Note: NPR's First Listen audio comes down after the album is released. However, you can still listen with the Spotify or Apple Music playlist at the bottom of the page.
It's a common trajectory for musicians to start out sounding tentative and insecure, only to bloom into battle-tested, fully formed talents. That's surely been Sharon Van Etten's story, as she's transitioned from a quavering solo artist into a muscular rock 'n' roll frontwoman — the kind you'd see stalking festival stages or popping up at the Bang Bang Bar on the last season of Twin Peaks.
But Van Etten's 2009 debut, because i was in love, doesn't actually sound tentative or insecure. Instead, it functions as a sort of concept album about tentativeness and insecurity — about examining tiny interpersonal details until they become all-encompassing. From the album's very first words — "I wish I knew what to do with you / But the truth is, I ain't got a clue" — she's at a loss for answers, yet mindful of the million tiny signals and mixed messages that keep her up at night.
In "Much More Than That," Van Etten's opening plea ("Please don't take me lightly") introduces a song in which she strains to be heard in a relationship, and gets left with no choice but to magnify the impact of touches and glances: "My toe hit your toe lightly / Your toe met my heel right back / And I don't think I need much more than that." But, viewed next to the more assertive albums that succeeded it, because i was in love snaps into focus as an album about learning how much more she does need — and how much she deserves.
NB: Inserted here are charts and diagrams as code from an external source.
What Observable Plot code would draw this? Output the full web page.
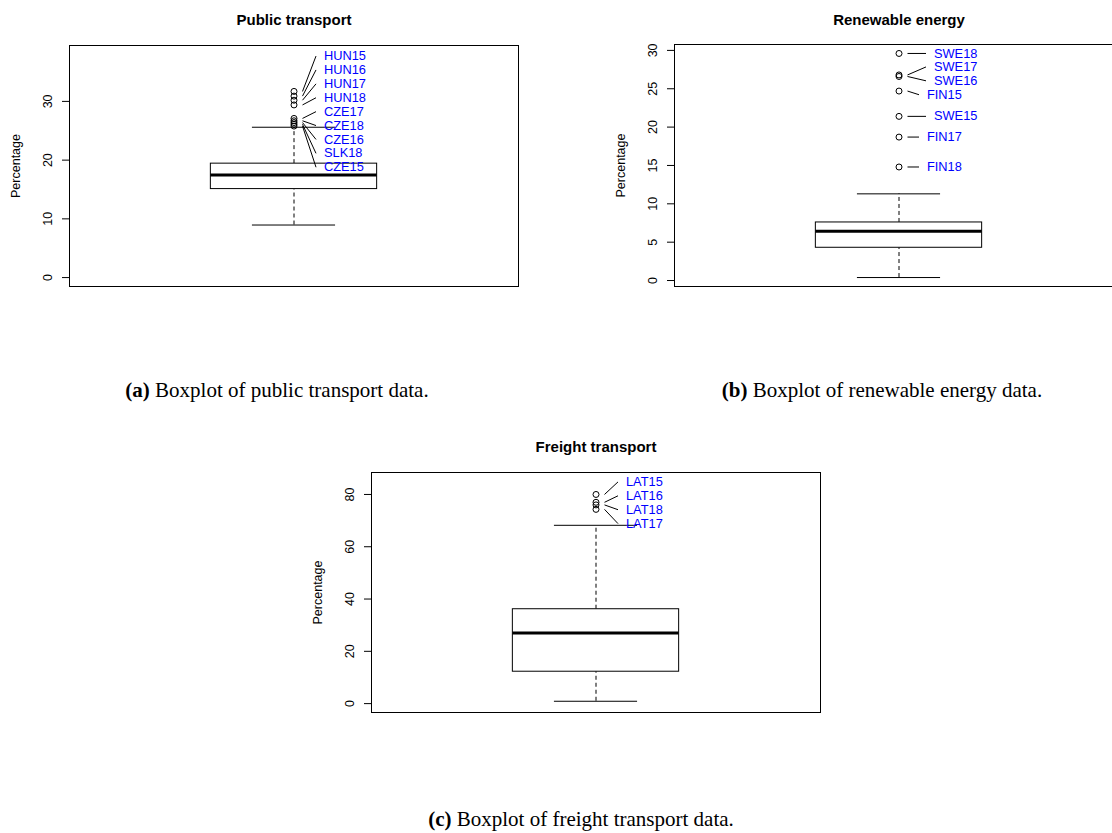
<!DOCTYPE html>
<html>
<head>
<meta charset="utf-8">
<script src="https://cdn.jsdelivr.net/npm/d3@7"></script>
<script src="https://cdn.jsdelivr.net/npm/@observablehq/plot@0.6"></script>
<style>
html, body { margin: 0; padding: 0; background: #fff; overflow: hidden; }
body { width: 1112px; height: 833px; position: relative; }
.panel { position: absolute; }
.panel svg { max-width: none !important; }
.cap { position: absolute; font-family: "Liberation Serif", "Times New Roman", serif; font-size: 21px; white-space: nowrap; transform: translate(-50%, -50%); color: #000; }
.cap b { font-weight: bold; }
</style>
</head>
<body>
<div id="p1" class="panel" style="left:0px;top:0px;width:556px;height:300px"></div>
<div id="p2" class="panel" style="left:556px;top:0px;width:600px;height:300px"></div>
<div id="p3" class="panel" style="left:278px;top:420px;width:556px;height:300px"></div>
<div id="c1" class="cap" style="left:277px;top:390px"></div>
<div id="c2" class="cap" style="left:882px;top:390px"></div>
<div id="c3" class="cap" style="left:581px;top:819px"></div>
<script>
// ---------------- data ----------------
const titles = ["Public transport", "Renewable energy", "Freight transport"];
const captionTags = ["(a)", "(b)", "(c)"];
const captionTexts = [
  "Boxplot of public transport data.",
  "Boxplot of renewable energy data.",
  "Boxplot of freight transport data."
];
const yLabel = "Percentage";

// [lower whisker, Q1, median, Q3, upper whisker]
const publicStats = [8.95, 15.07, 17.45, 19.4, 25.6];
const publicOutlierNames = ["HUN15", "HUN16", "HUN17", "HUN18", "CZE17", "CZE18", "CZE16", "SLK18", "CZE15"];
const publicOutlierValues = [31.7, 30.9, 30.2, 29.4, 27.1, 26.7, 26.4, 26.1, 25.8];
const publicTicks = [0, 10, 20, 30];
const publicYLim = [0, 38];

const renewableStats = [0.39, 4.27, 6.44, 7.57, 11.3];
const renewableOutlierNames = ["SWE18", "SWE17", "SWE16", "FIN15", "SWE15", "FIN17", "FIN18"];
const renewableOutlierValues = [29.6, 26.8, 26.6, 24.7, 21.4, 18.7, 14.8];
const renewableTicks = [0, 5, 10, 15, 20, 25, 30];
const renewableYLim = null; // automatic (data range)

const freightStats = [0.9, 12.2, 27.0, 36.1, 68.2];
const freightOutlierNames = ["LAT15", "LAT16", "LAT18", "LAT17"];
const freightOutlierValues = [80.0, 77.0, 76.0, 74.3];
const freightTicks = [0, 20, 40, 60, 80];
const freightYLim = [0, 85];

// ---------------- helpers ----------------
function spreadLabels(pixels, step, threshold) {
  let clusters = pixels.map((p, i) => ({ idx: [i], mean: p }));
  const pos = c => c.idx.map((_, k) => c.mean + (k - (c.idx.length - 1) / 2) * step);
  let merged = true;
  while (merged) {
    merged = false;
    for (let i = 0; i < clusters.length - 1; i++) {
      const pa = pos(clusters[i]), pb = pos(clusters[i + 1]);
      if (pb[0] - pa[pa.length - 1] < threshold) {
        const idx = clusters[i].idx.concat(clusters[i + 1].idx);
        clusters.splice(i, 2, { idx, mean: d3.mean(idx, j => pixels[j]) });
        merged = true;
        break;
      }
    }
  }
  const out = new Array(pixels.length);
  clusters.forEach(c => pos(c).forEach((p, k) => { out[c.idx[k]] = p; }));
  return out;
}

const FONT = "'Liberation Sans', Arial, Helvetica, sans-serif";

function boxPanel(cfg) {
  const [lo, q1, med, q3, hi] = cfg.stats;
  const [a, b] = cfg.ylim || d3.extent([...cfg.stats, ...cfg.values]);
  const pad = 0.04 * (b - a);
  const yDomain = [a - pad, b + pad];
  const xDomain = [0.46, 1.54];
  const innerW = 449;
  const W = cfg.width, H = cfg.height;
  const mL = cfg.marginLeft, mR = W - mL - innerW, mT = cfg.marginTop, mB = cfg.marginBottom;
  const xs = Plot.scale({ x: { domain: xDomain, range: [mL, mL + innerW] } });
  const ys = Plot.scale({ y: { domain: yDomain, range: [H - mB, mT] } });

  const outliers = cfg.names.map((name, i) => ({ name, value: cfg.values[i], x: 1 }))
    .sort((p, q) => q.value - p.value);
  const ly = spreadLabels(outliers.map(d => ys.apply(d.value)), 13.9, 13);
  const cx = xs.apply(1);
  outliers.forEach((d, i) => {
    const s = cfg.shift ? cfg.shift(d.name) : 0;
    d.labelValue = ys.invert(ly[i]);
    d.lx1 = xs.invert(cx + 8.5);
    d.lx2 = xs.invert(cx + 22 + s);
    d.tx = xs.invert(cx + 30 + s);
  });

  const box = [{ x1: 0.8, x2: 1.2, y1: q1, y2: q3 }];
  const whiskers = [{ x: 1, y1: q3, y2: hi }, { x: 1, y1: lo, y2: q1 }];
  const staples = [{ y: hi, x1: 0.9, x2: 1.1 }, { y: lo, x1: 0.9, x2: 1.1 }];
  const median = [{ y: med, x1: 0.8, x2: 1.2 }];

  return Plot.plot({
    width: W, height: H,
    marginLeft: mL, marginRight: mR, marginTop: mT, marginBottom: mB,
    x: { domain: xDomain, axis: null },
    y: { domain: yDomain, axis: null },
    style: { fontFamily: FONT, fontSize: "12.5px", background: "transparent", overflow: "visible", color: "#000", maxWidth: "none" },
    marks: [
      Plot.ruleX(whiskers, { x: "x", y1: "y1", y2: "y2", stroke: "black", strokeWidth: 1, strokeDasharray: "4,3" }),
      Plot.ruleY(staples, { y: "y", x1: "x1", x2: "x2", stroke: "black", strokeWidth: 1 }),
      Plot.rect(box, { x1: "x1", x2: "x2", y1: "y1", y2: "y2", fill: "white", stroke: "black", strokeWidth: 1 }),
      Plot.ruleY(median, { y: "y", x1: "x1", x2: "x2", stroke: "black", strokeWidth: 3 }),
      Plot.dot(outliers, { x: "x", y: "value", r: 3, stroke: "black", fill: "none", strokeWidth: 1 }),
      Plot.link(outliers, { x1: "lx1", y1: "value", x2: "lx2", y2: "labelValue", stroke: "black", strokeWidth: 1 }),
      Plot.text(outliers, { x: "tx", y: "labelValue", text: "name", textAnchor: "start", fill: "#0000ff", fontSize: 12.8 }),
      Plot.frame({ stroke: "black", strokeWidth: 1 }),
      Plot.axisY({ ticks: cfg.ticks, tickSize: 7, tickFormat: () => "", label: null, stroke: "black" }),
      Plot.text(cfg.ticks, { y: d => d, text: d => String(d), frameAnchor: "left", textAnchor: "middle", dx: -22, rotate: -90, fill: "black", fontSize: 12.5 }),
      Plot.text([yLabel], { frameAnchor: "left", textAnchor: "middle", dx: -53.5, rotate: -90, fill: "black", fontSize: 12.5 }),
      Plot.text([cfg.title], { frameAnchor: "top", textAnchor: "middle", dy: cfg.titleDy, fontWeight: "bold", fontSize: 15, fill: "black" })
    ]
  });
}

document.getElementById("p1").appendChild(boxPanel({
  title: titles[0], stats: publicStats, names: publicOutlierNames, values: publicOutlierValues,
  ticks: publicTicks, ylim: publicYLim,
  width: 556, height: 300, marginLeft: 69, marginTop: 45, marginBottom: 14, titleDy: -31
}));
document.getElementById("p2").appendChild(boxPanel({
  title: titles[1], stats: renewableStats, names: renewableOutlierNames, values: renewableOutlierValues,
  ticks: renewableTicks, ylim: renewableYLim,
  width: 600, height: 300, marginLeft: 118, marginTop: 44, marginBottom: 14, titleDy: -30,
  shift: name => name.startsWith("SWE") ? 5 : -2
}));
document.getElementById("p3").appendChild(boxPanel({
  title: titles[2], stats: freightStats, names: freightOutlierNames, values: freightOutlierValues,
  ticks: freightTicks, ylim: freightYLim,
  width: 556, height: 300, marginLeft: 93, marginTop: 52, marginBottom: 8, titleDy: -31
}));

["c1", "c2", "c3"].forEach((id, i) => {
  const el = document.getElementById(id);
  const b = document.createElement("b");
  b.textContent = captionTags[i];
  el.appendChild(b);
  el.appendChild(document.createTextNode(" " + captionTexts[i]));
});
</script>
</body>
</html>
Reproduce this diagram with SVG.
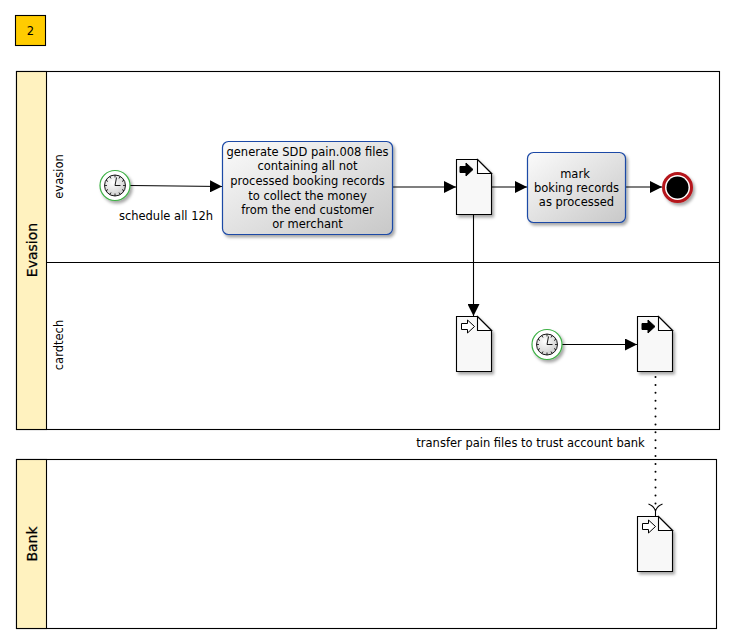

In light of the success that also followed, it makes sense that because i was in love would get the remixed-and-remastered deluxe-reissue treatment, complete with two lovely bonus tracks ("I'm Giving Up On You," "You Didn't Really Do That") and the parenthetical title revision (it was) to re-frame the album in hindsight. It captures a sound Sharon Van Etten has since left behind, but it remains radiant, universal and utterly timeless.